- _Supplied data_:
◇ ◇ ◇ ◇ ◇ ◇ ◇

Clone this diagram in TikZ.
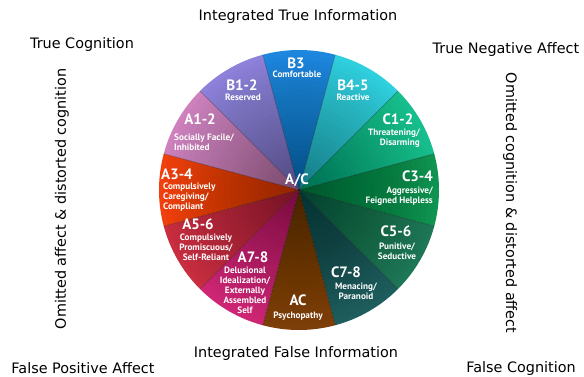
\documentclass[tikz,border=0pt]{standalone}
\usepackage{fontspec}
\setmainfont{DejaVu Sans}
\newfontfamily\lblfont{PT Sans}

% sector colours
\definecolor{cBthree}{HTML}{1E8AE2}
\definecolor{cBfour}{HTML}{30D4E2}
\definecolor{cCone}{HTML}{18C290}
\definecolor{cCthree}{HTML}{109652}
\definecolor{cCfive}{HTML}{1E7858}
\definecolor{cCseven}{HTML}{1F5F5F}
\definecolor{cAC}{HTML}{80400A}
\definecolor{cAseven}{HTML}{D22676}
\definecolor{cAfive}{HTML}{CC2E42}
\definecolor{cAthree}{HTML}{F4420E}
\definecolor{cAone}{HTML}{D284C0}
\definecolor{cBone}{HTML}{9084DE}

\begin{document}
\begin{tikzpicture}[x=1pt,y=1pt,
  code/.style={font=\lblfont\bfseries\fontsize{15}{15}\selectfont, text=white, inner sep=0pt},
  desc/.style={font=\lblfont\bfseries\fontsize{9.2}{10}\selectfont, text=white, inner sep=0pt},
  outer/.style={font=\fontsize{14.4}{14.4}\selectfont, text=black, inner sep=0pt},
  divider/.style={draw=black, draw opacity=0.35, line width=0.6pt},
  hubshade/.style={fill=black, fill opacity=0.016}]
\useasboundingbox (0,0) rectangle (584,377);
\coordinate (O) at (299,187);

% wheel sectors, 30 degrees each
\foreach \a/\c in {75/cBthree, 45/cBfour, 15/cCone, -15/cCthree, -45/cCfive, -75/cCseven,
                   -105/cAC, -135/cAseven, -165/cAfive, 165/cAthree, 135/cAone, 105/cBone}
  \fill[\c] (O) -- ++(\a:140) arc[start angle=\a, delta angle=30, radius=140] -- cycle;
% stacked translucent discs darken the wheel towards its hub
\foreach \k in {1,...,28}
  \path[hubshade] (O) circle[radius=5*\k];
\foreach \a in {15,45,...,345}
  \path[divider] (O) -- ++(\a:140);

% sector labels
\node[code] (b3) at (296,314) {B3};
\node[desc] (b3d) at (297,302.5) {Comfortable};
\node[code] (b12) at (242,292) {B1-2};
\node[desc] (b12d) at (243,279.5) {Reserved};
\node[code] (b45) at (353,292) {B4-5};
\node[desc] (b45d) at (353,279.5) {Reactive};
\node[code] (a12) at (200,257.5) {A1-2};
\node[desc, align=left, anchor=west] (a12d) at (174,235) {Socially Facile/\\Inhibited};
\node[code] (c12) at (398,257.5) {C1-2};
\node[desc, align=right, anchor=east] (c12d) at (420,238.5) {Threatening/\\Disarming};
\node[code] (ac0) at (297,197) {A/C};
\node[code, anchor=west] (a34) at (161,203) {A3-4};
\node[desc, align=left, anchor=west] (a34d) at (163,179.5) {Compulsively\\Caregiving/\\Compliant};
\node[code, anchor=east] (c34) at (433,200.5) {C3-4};
\node[desc, align=right, anchor=east] (c34d) at (433,181) {Aggressive/\\Feigned Helpless};
\node[code] (a56) at (198,152.5) {A5-6};
\node[desc, align=center] (a56d) at (206,130) {Compulsively\\Promiscuous/\\Self-Reliant};
\node[code] (a78) at (253,119.5) {A7-8};
\node[desc, align=center] (a78d) at (245,87) {Delusional\\Idealization/\\Externally\\Assembled\\Self};
\node[code] (acp) at (298,77) {AC};
\node[desc] (acpd) at (298,60.5) {Psychopathy};
\node[code] (c78) at (346,104.5) {C7-8};
\node[desc, align=center] (c78d) at (356,86) {Menacing/\\Paranoid};
\node[code] (c56) at (396,145.5) {C5-6};
\node[desc, align=center] (c56d) at (397,126) {Punitive/\\Seductive};

% surrounding captions
\node[outer] (itop) at (298,360) {Integrated True Information};
\node[outer] (tcog) at (82,332) {True Cognition};
\node[outer] (tneg) at (506,327) {True Negative Affect};
\node[outer, rotate=90] (oleft) at (62,178) {Omitted affect \& distorted cognition};
\node[outer, rotate=-90] (oright) at (510,174) {Omitted cognition \& distorted affect};
\node[outer] (ibot) at (296,23) {Integrated False Information};
\node[outer] (fpos) at (83,8.5) {False Positive Affect};
\node[outer] (fcog) at (521,8.5) {False Cognition};
\end{tikzpicture}
\end{document}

◇ ◇ ◇ ◇ ◇ ◇ ◇

- _Written request_: Restate only the lines running from the start of the material above through the line containing "(O) at (299,187);", ends included. No pictures.

- _Right answer_:
Clone this diagram in TikZ.
\documentclass[tikz,border=0pt]{standalone}
\usepackage{fontspec}
\setmainfont{DejaVu Sans}
\newfontfamily\lblfont{PT Sans}

% sector colours
\definecolor{cBthree}{HTML}{1E8AE2}
\definecolor{cBfour}{HTML}{30D4E2}
\definecolor{cCone}{HTML}{18C290}
\definecolor{cCthree}{HTML}{109652}
\definecolor{cCfive}{HTML}{1E7858}
\definecolor{cCseven}{HTML}{1F5F5F}
\definecolor{cAC}{HTML}{80400A}
\definecolor{cAseven}{HTML}{D22676}
\definecolor{cAfive}{HTML}{CC2E42}
\definecolor{cAthree}{HTML}{F4420E}
\definecolor{cAone}{HTML}{D284C0}
\definecolor{cBone}{HTML}{9084DE}

\begin{document}
\begin{tikzpicture}[x=1pt,y=1pt,
  code/.style={font=\lblfont\bfseries\fontsize{15}{15}\selectfont, text=white, inner sep=0pt},
  desc/.style={font=\lblfont\bfseries\fontsize{9.2}{10}\selectfont, text=white, inner sep=0pt},
  outer/.style={font=\fontsize{14.4}{14.4}\selectfont, text=black, inner sep=0pt},
  divider/.style={draw=black, draw opacity=0.35, line width=0.6pt},
  hubshade/.style={fill=black, fill opacity=0.016}]
\useasboundingbox (0,0) rectangle (584,377);
\coordinate (O) at (299,187);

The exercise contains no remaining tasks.